Zeker beloofd
Handelingen 1:8a
„Maar gij zult ontvangen de kracht des Heiligen Geestes, Die over u komen zal; en gij zult Mijn getuigen zijn.”
Jezus heeft met Zijn hemelvaart, als vervulling van de grote belofte aan de kerk onder het Oude Testament (Jesaja 44:3, Joël 2:28) opnieuw Zijn belofte Zijn discipelen gegeven en daarna Zijn Geest op hen uitgestort. Dit verklaart Petrus: Door Gods rechterhand zijnde verhoogd, en van de Vader ontvangen hebbende de belofte van de Heilige Geest, heeft Hij uitgestort wat gij ziet.
Jezus ontving dus toen de belofte van de Vader. Hij ontving toen de beloofde zaak. De belofte werd Hem toen niet eerst gegeven. Hij ontving die ook niet voor Zichzelf want de belofte was gegeven lang tevoren, en Hij had in eigen Persoon de volheid van de Geest van Zijn menswording af ontvangen.

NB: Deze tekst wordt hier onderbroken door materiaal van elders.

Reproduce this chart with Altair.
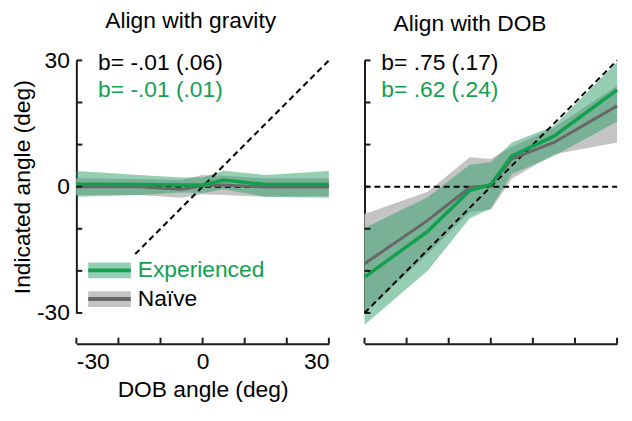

Maar nu werd Hem gegeven dadelijke macht, om de belofte te vervullen en te voltooien, in het uitdelen van de beloofde zaak, en daarom wordt van Hem gezegd dat Hij de belofte ontving.
Van al de gelovigen onder het Oude Testament wordt gezegd, dat zij in het geloof stierven, de belofte niet verkregen hebbende. Dat wil zeggen: de beloofde zaak kwam in hun dagen niet dadelijk, al hadden zij de belofte ervan (Hebreeën 11:39).